Quel est le joueur qui t’impressionne le plus à Montpellier ?
CB : "Valentin Porte, pour moi, c’est vraiment un exemple au quotidien, tant dans le travail que sur le plan mental. C’est quelqu’un qui montre l’exemple à travers son travail, il ne se plaint jamais. C’est le type qui va toujours au charbon. On ne fait plus des gars comme ça, à l’ancienne. Il est capable de mettre le nez là où personne n’oserait même mettre la main."
Si tu avais la possibilité de demander à ton président de recruter un joueur, avec qui aimerais-tu évoluer ?
CB : "Après une longue réflexion, et avec un brin d'humour, il déclare : Même si je risque d’avoir un peu moins de temps de jeu, Emile Nielsen, pour voir au quotidien son rythme de travail, observer s’il y a des choses à prendre qui pourraient vraiment me convenir, ou si tout lui est propre, et dans ce cas, on dit respect.
Celui qui mesure 1m98 a pour ambition de tout rafler lors de cette deuxième partie de saison.

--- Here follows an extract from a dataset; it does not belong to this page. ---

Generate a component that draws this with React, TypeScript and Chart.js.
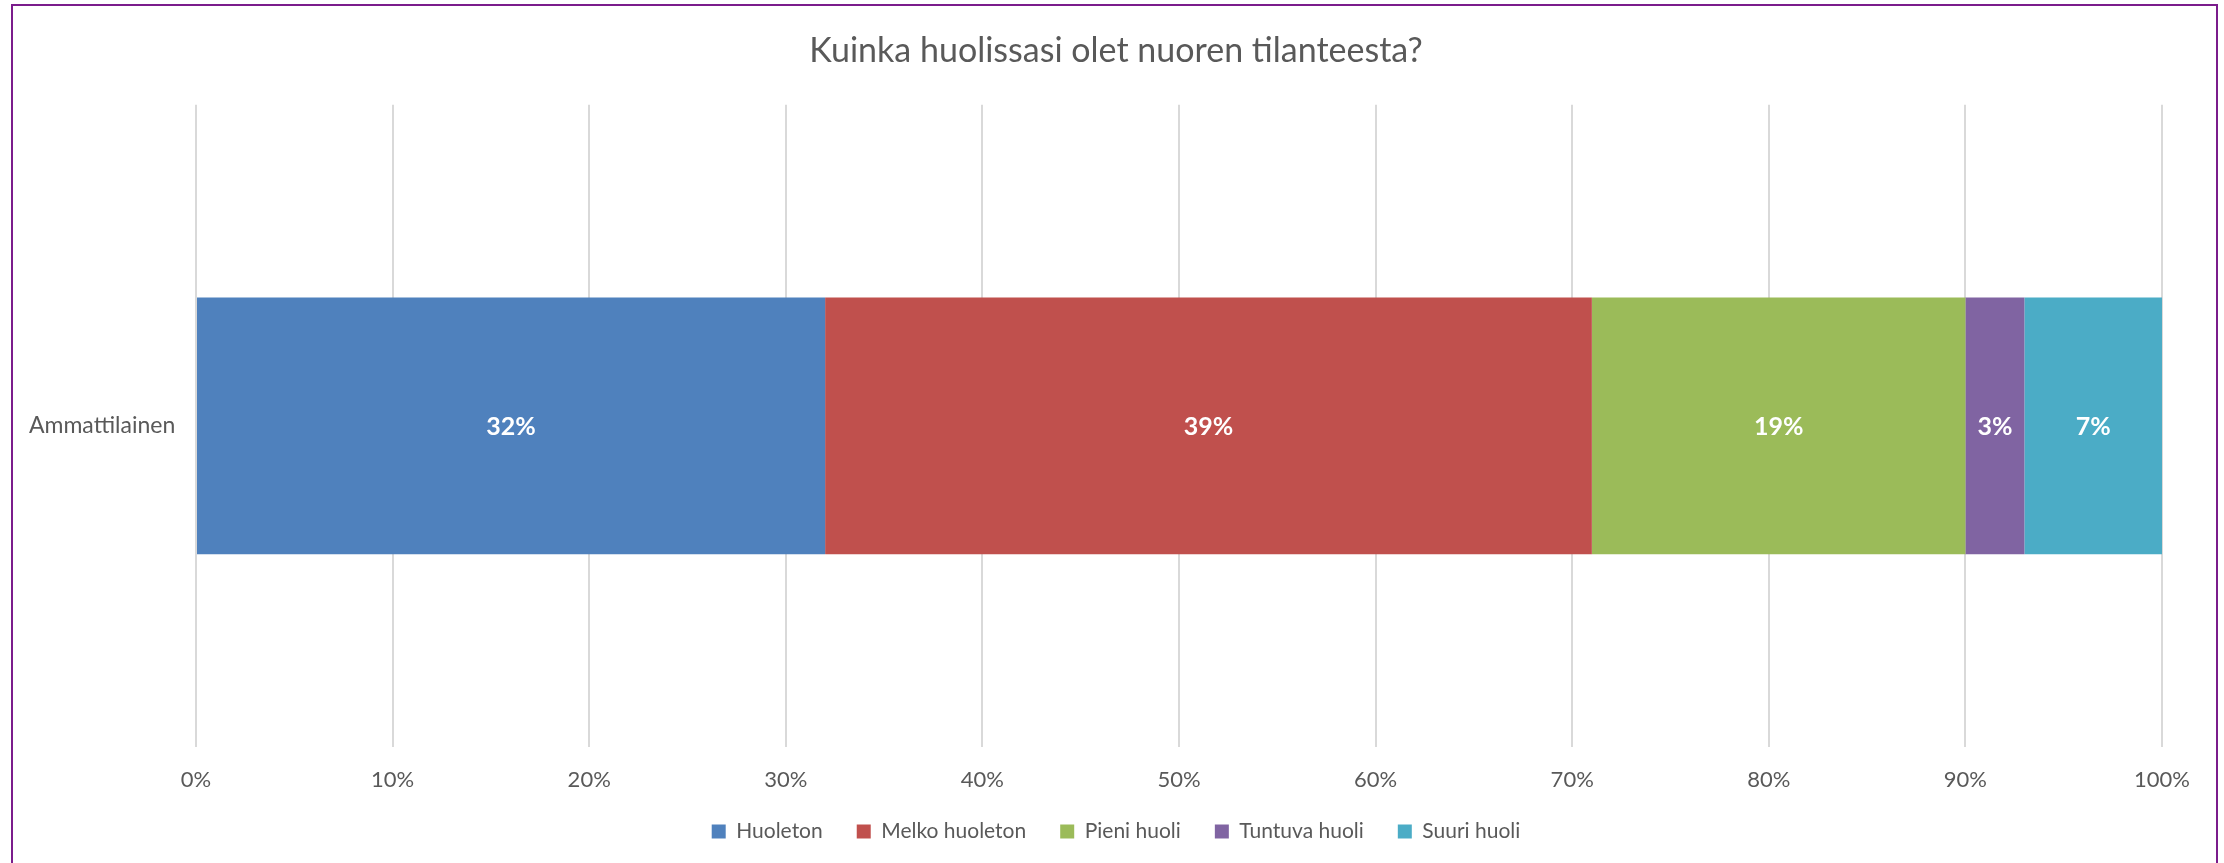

Il espère aider son équipe samedi soir lors d'un match déjà crucial pour les Montpelliérains en championnat face au HBC Nantes, qui pourrait leur permettre de revenir à un petit point de ce dernier. Du côté des Bleus, son arrêt face au Portugal, dans un match couperet, pourrait peut-être lui permettre de s'imposer en tant que numéro 1, un poste où les interrogations sont nombreuses depuis les retraites d'Omeyer et Gérard."